On 8 February 2018, the General Court of the European Union handed down its judgment in cases T‑852/16 and T-851/16 which concerned several requests by Access Info Europe to the European Commission to access documents generated or received by the Commission containing the legal advice and/or analysis of the legality under EU and international law of the EU-Turkey statements.
Access Info Europe lodged an application to the General Court of the European Union seeking the annulment of the Commission’s decisions to refuse access to the documents, largely relying upon Regulation (EC) No. 1049/2001 (“Access to documents Regulation”).
The General Court recalled that the purpose of Regulation No. 1049/2001 is to give the public a right of access to documents of the institutions as widely as possible, but that this right is subject to certain limitations based on grounds of public or private interest. In the cases in question, the General Court generally understood that the European Commission did not make a manifest error of assessment in refusing access to most of the documents since they were strategic documents to the relations between the EU, its Member States and Turkey and fell, thus, within the “protection of international relations” under Article 4(1)(a) of Regulation No. 1049/2001.
Moreover, the General Court found that the “frankness, objectivity and comprehensiveness” of the interdepartmental consultations would have been affected if the drafters of those consultations, drafted in a situation of urgency, had to anticipate that such emails would be made available to the public.
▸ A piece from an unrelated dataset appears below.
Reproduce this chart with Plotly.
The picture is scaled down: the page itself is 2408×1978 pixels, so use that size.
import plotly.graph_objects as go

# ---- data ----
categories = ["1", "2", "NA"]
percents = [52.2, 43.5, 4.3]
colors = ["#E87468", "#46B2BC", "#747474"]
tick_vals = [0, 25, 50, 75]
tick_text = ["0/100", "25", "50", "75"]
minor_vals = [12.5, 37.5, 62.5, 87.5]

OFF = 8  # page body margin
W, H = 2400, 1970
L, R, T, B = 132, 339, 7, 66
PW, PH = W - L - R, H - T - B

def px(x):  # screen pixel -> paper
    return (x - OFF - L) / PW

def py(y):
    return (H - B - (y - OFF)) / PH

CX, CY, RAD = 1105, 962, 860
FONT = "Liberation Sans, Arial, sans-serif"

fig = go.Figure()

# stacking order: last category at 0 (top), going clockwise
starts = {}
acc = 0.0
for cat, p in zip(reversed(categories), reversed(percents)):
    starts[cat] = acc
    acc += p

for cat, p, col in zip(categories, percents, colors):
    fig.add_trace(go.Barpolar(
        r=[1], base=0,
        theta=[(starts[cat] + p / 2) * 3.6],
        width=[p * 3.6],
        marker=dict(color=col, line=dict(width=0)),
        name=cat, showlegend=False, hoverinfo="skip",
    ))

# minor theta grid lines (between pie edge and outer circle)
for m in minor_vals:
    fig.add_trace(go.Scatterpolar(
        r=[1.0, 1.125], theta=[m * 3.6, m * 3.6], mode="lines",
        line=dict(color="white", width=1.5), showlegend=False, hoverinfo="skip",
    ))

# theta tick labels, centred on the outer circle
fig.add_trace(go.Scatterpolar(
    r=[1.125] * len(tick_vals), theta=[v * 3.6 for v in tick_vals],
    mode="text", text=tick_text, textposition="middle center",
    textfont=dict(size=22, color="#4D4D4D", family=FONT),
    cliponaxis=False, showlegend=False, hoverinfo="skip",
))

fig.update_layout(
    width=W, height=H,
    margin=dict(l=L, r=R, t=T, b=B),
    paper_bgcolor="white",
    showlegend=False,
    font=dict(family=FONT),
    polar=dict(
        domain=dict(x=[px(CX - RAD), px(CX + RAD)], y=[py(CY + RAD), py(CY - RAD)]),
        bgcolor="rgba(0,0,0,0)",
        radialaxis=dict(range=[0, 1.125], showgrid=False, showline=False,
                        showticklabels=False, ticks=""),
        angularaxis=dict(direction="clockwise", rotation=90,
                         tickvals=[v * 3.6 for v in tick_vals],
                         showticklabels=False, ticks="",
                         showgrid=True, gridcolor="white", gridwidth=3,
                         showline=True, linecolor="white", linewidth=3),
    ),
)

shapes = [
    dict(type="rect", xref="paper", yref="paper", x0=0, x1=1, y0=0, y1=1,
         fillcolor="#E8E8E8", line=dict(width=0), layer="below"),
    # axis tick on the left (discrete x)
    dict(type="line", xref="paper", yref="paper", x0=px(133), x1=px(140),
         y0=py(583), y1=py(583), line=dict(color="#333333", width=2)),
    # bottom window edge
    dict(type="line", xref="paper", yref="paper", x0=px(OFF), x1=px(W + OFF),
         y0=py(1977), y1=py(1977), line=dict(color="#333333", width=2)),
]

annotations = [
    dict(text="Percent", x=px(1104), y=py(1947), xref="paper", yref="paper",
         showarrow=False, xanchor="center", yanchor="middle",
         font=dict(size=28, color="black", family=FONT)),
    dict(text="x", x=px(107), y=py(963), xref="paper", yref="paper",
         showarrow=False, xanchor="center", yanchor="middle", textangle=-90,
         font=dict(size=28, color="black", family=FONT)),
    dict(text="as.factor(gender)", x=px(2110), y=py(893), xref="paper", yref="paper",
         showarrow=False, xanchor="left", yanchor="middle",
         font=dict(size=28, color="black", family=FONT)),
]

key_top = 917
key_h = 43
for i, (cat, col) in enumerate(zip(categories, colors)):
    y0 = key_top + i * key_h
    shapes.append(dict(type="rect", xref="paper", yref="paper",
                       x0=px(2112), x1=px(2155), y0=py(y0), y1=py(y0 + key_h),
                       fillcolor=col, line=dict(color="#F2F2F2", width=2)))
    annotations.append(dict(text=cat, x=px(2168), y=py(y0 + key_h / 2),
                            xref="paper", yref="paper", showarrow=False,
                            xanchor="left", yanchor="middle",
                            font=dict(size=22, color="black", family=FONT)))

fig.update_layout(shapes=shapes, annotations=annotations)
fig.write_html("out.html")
The General Court also ruled that the Commission was entitled to rely on the exception relating to the protection of court proceedings when refusing access to the documents, since three sets of court proceedings were pending at the time, including those related to the legality of the EU-Turkey statement.
Therefore, the General Court dismissed the actions for annulment, with the exception of a refusal to grant partial access to two documents, which it considered not to be related to the EU’s international relations.